[Data entries]
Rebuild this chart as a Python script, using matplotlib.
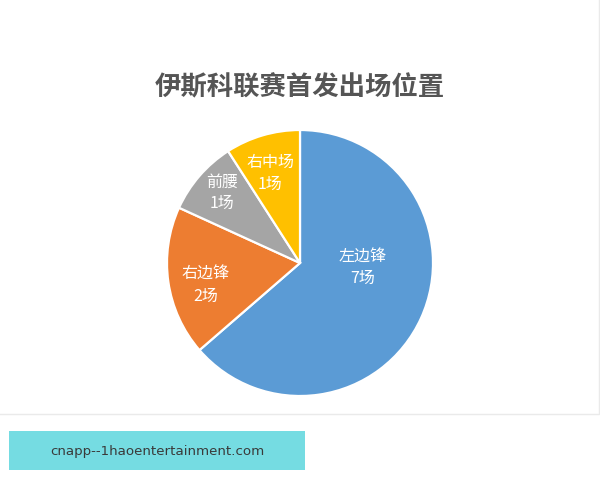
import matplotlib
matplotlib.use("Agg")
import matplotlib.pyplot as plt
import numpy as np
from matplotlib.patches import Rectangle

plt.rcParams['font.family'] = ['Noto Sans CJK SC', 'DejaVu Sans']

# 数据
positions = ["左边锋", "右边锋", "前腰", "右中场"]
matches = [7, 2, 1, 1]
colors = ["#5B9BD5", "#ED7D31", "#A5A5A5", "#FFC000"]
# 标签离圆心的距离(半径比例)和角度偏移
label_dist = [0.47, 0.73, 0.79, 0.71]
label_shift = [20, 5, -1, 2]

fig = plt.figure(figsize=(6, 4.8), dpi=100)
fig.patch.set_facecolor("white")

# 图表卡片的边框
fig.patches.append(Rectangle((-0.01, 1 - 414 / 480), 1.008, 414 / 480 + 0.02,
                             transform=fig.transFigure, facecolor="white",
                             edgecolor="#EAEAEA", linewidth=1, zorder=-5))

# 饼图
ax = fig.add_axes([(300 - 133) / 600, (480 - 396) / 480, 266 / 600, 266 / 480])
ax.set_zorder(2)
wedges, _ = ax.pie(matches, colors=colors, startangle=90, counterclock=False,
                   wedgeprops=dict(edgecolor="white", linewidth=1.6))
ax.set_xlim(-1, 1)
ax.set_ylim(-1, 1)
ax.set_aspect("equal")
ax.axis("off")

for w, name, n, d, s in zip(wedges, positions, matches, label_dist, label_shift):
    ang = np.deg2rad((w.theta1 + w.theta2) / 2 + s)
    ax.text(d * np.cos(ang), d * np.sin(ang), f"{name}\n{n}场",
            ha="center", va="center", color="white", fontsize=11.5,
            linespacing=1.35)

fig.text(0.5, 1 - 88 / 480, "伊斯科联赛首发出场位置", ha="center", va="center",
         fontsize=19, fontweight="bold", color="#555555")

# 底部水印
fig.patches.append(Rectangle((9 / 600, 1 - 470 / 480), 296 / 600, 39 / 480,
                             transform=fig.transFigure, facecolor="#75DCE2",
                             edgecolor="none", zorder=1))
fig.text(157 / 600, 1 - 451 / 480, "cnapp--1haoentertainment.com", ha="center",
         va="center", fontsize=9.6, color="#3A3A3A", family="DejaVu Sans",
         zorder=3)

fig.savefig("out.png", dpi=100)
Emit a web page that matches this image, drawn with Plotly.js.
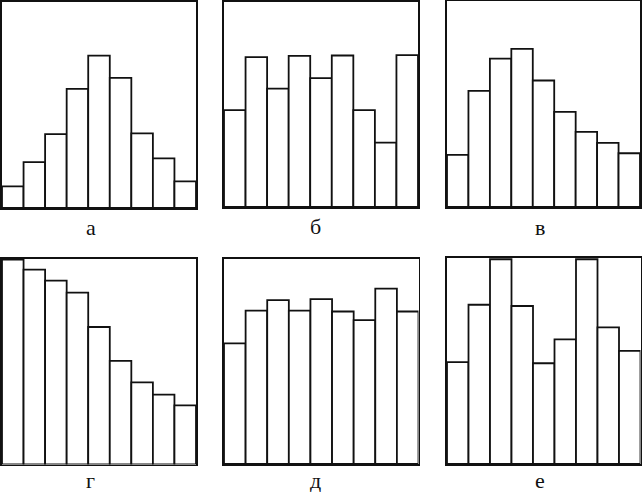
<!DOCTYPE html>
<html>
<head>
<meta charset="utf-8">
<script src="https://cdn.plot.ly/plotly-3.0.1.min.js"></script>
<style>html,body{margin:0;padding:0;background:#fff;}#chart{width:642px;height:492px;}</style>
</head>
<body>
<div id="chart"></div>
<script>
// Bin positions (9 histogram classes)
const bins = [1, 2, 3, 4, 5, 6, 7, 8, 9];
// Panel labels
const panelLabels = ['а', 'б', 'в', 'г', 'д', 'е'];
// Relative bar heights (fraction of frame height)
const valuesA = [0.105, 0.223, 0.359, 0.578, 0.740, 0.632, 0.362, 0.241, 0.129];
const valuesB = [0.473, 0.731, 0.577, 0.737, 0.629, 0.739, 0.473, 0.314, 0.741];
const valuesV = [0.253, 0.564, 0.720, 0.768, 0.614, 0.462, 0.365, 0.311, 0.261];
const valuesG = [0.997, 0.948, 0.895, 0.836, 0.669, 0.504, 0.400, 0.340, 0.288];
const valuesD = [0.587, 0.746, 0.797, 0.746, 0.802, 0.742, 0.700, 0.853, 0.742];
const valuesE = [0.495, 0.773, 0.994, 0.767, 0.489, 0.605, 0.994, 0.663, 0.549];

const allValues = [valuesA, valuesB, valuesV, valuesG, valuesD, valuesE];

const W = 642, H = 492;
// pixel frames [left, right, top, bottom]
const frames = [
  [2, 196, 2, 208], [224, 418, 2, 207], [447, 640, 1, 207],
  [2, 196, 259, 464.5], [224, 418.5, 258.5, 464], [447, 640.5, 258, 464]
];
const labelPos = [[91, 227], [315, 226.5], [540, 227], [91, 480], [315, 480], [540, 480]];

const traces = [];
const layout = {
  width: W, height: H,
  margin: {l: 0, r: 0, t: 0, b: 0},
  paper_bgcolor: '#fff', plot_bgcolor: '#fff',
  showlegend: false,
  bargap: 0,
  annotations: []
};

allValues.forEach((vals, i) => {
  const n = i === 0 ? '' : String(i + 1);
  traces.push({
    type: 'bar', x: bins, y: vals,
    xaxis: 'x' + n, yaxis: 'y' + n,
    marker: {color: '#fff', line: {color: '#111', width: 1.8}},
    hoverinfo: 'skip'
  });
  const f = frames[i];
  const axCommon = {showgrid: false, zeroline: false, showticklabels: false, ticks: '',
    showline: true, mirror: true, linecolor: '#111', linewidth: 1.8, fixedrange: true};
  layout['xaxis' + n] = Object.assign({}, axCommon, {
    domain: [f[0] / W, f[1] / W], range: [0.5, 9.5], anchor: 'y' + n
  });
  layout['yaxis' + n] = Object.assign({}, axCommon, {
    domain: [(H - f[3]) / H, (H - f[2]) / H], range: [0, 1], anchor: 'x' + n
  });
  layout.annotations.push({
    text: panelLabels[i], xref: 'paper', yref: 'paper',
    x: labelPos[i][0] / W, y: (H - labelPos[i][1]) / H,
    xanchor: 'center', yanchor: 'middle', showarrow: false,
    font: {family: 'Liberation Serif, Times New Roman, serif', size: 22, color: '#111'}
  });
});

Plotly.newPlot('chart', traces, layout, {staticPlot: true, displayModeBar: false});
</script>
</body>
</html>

WORK REQUIRED:
Give every line above again exactly, with no pictures.

EXPECTED ANSWER:
Rebuild this chart as a Python script, using matplotlib.
import matplotlib
matplotlib.use("Agg")
import matplotlib.pyplot as plt
import numpy as np
from matplotlib.patches import Rectangle

plt.rcParams['font.family'] = ['Noto Sans CJK SC', 'DejaVu Sans']

# 数据
positions = ["左边锋", "右边锋", "前腰", "右中场"]
matches = [7, 2, 1, 1]
colors = ["#5B9BD5", "#ED7D31", "#A5A5A5", "#FFC000"]
# 标签离圆心的距离(半径比例)和角度偏移
label_dist = [0.47, 0.73, 0.79, 0.71]
label_shift = [20, 5, -1, 2]

fig = plt.figure(figsize=(6, 4.8), dpi=100)
fig.patch.set_facecolor("white")

# 图表卡片的边框
fig.patches.append(Rectangle((-0.01, 1 - 414 / 480), 1.008, 414 / 480 + 0.02,
                             transform=fig.transFigure, facecolor="white",
                             edgecolor="#EAEAEA", linewidth=1, zorder=-5))

# 饼图
ax = fig.add_axes([(300 - 133) / 600, (480 - 396) / 480, 266 / 600, 266 / 480])
ax.set_zorder(2)
wedges, _ = ax.pie(matches, colors=colors, startangle=90, counterclock=False,
                   wedgeprops=dict(edgecolor="white", linewidth=1.6))
ax.set_xlim(-1, 1)
ax.set_ylim(-1, 1)
ax.set_aspect("equal")
ax.axis("off")

for w, name, n, d, s in zip(wedges, positions, matches, label_dist, label_shift):
    ang = np.deg2rad((w.theta1 + w.theta2) / 2 + s)
    ax.text(d * np.cos(ang), d * np.sin(ang), f"{name}\n{n}场",
            ha="center", va="center", color="white", fontsize=11.5,
            linespacing=1.35)

fig.text(0.5, 1 - 88 / 480, "伊斯科联赛首发出场位置", ha="center", va="center",
         fontsize=19, fontweight="bold", color="#555555")

# 底部水印
fig.patches.append(Rectangle((9 / 600, 1 - 470 / 480), 296 / 600, 39 / 480,
                             transform=fig.transFigure, facecolor="#75DCE2",
                             edgecolor="none", zorder=1))
fig.text(157 / 600, 1 - 451 / 480, "cnapp--1haoentertainment.com", ha="center",
         va="center", fontsize=9.6, color="#3A3A3A", family="DejaVu Sans",
         zorder=3)

fig.savefig("out.png", dpi=100)
Emit a web page that matches this image, drawn with Plotly.js.
<!DOCTYPE html>
<html>
<head>
<meta charset="utf-8">
<script src="https://cdn.plot.ly/plotly-3.0.1.min.js"></script>
<style>html,body{margin:0;padding:0;background:#fff;}#chart{width:642px;height:492px;}</style>
</head>
<body>
<div id="chart"></div>
<script>
// Bin positions (9 histogram classes)
const bins = [1, 2, 3, 4, 5, 6, 7, 8, 9];
// Panel labels
const panelLabels = ['а', 'б', 'в', 'г', 'д', 'е'];
// Relative bar heights (fraction of frame height)
const valuesA = [0.105, 0.223, 0.359, 0.578, 0.740, 0.632, 0.362, 0.241, 0.129];
const valuesB = [0.473, 0.731, 0.577, 0.737, 0.629, 0.739, 0.473, 0.314, 0.741];
const valuesV = [0.253, 0.564, 0.720, 0.768, 0.614, 0.462, 0.365, 0.311, 0.261];
const valuesG = [0.997, 0.948, 0.895, 0.836, 0.669, 0.504, 0.400, 0.340, 0.288];
const valuesD = [0.587, 0.746, 0.797, 0.746, 0.802, 0.742, 0.700, 0.853, 0.742];
const valuesE = [0.495, 0.773, 0.994, 0.767, 0.489, 0.605, 0.994, 0.663, 0.549];

const allValues = [valuesA, valuesB, valuesV, valuesG, valuesD, valuesE];

const W = 642, H = 492;
// pixel frames [left, right, top, bottom]
const frames = [
  [2, 196, 2, 208], [224, 418, 2, 207], [447, 640, 1, 207],
  [2, 196, 259, 464.5], [224, 418.5, 258.5, 464], [447, 640.5, 258, 464]
];
const labelPos = [[91, 227], [315, 226.5], [540, 227], [91, 480], [315, 480], [540, 480]];

const traces = [];
const layout = {
  width: W, height: H,
  margin: {l: 0, r: 0, t: 0, b: 0},
  paper_bgcolor: '#fff', plot_bgcolor: '#fff',
  showlegend: false,
  bargap: 0,
  annotations: []
};

allValues.forEach((vals, i) => {
  const n = i === 0 ? '' : String(i + 1);
  traces.push({
    type: 'bar', x: bins, y: vals,
    xaxis: 'x' + n, yaxis: 'y' + n,
    marker: {color: '#fff', line: {color: '#111', width: 1.8}},
    hoverinfo: 'skip'
  });
  const f = frames[i];
  const axCommon = {showgrid: false, zeroline: false, showticklabels: false, ticks: '',
    showline: true, mirror: true, linecolor: '#111', linewidth: 1.8, fixedrange: true};
  layout['xaxis' + n] = Object.assign({}, axCommon, {
    domain: [f[0] / W, f[1] / W], range: [0.5, 9.5], anchor: 'y' + n
  });
  layout['yaxis' + n] = Object.assign({}, axCommon, {
    domain: [(H - f[3]) / H, (H - f[2]) / H], range: [0, 1], anchor: 'x' + n
  });
  layout.annotations.push({
    text: panelLabels[i], xref: 'paper', yref: 'paper',
    x: labelPos[i][0] / W, y: (H - labelPos[i][1]) / H,
    xanchor: 'center', yanchor: 'middle', showarrow: false,
    font: {family: 'Liberation Serif, Times New Roman, serif', size: 22, color: '#111'}
  });
});

Plotly.newPlot('chart', traces, layout, {staticPlot: true, displayModeBar: false});
</script>
</body>
</html>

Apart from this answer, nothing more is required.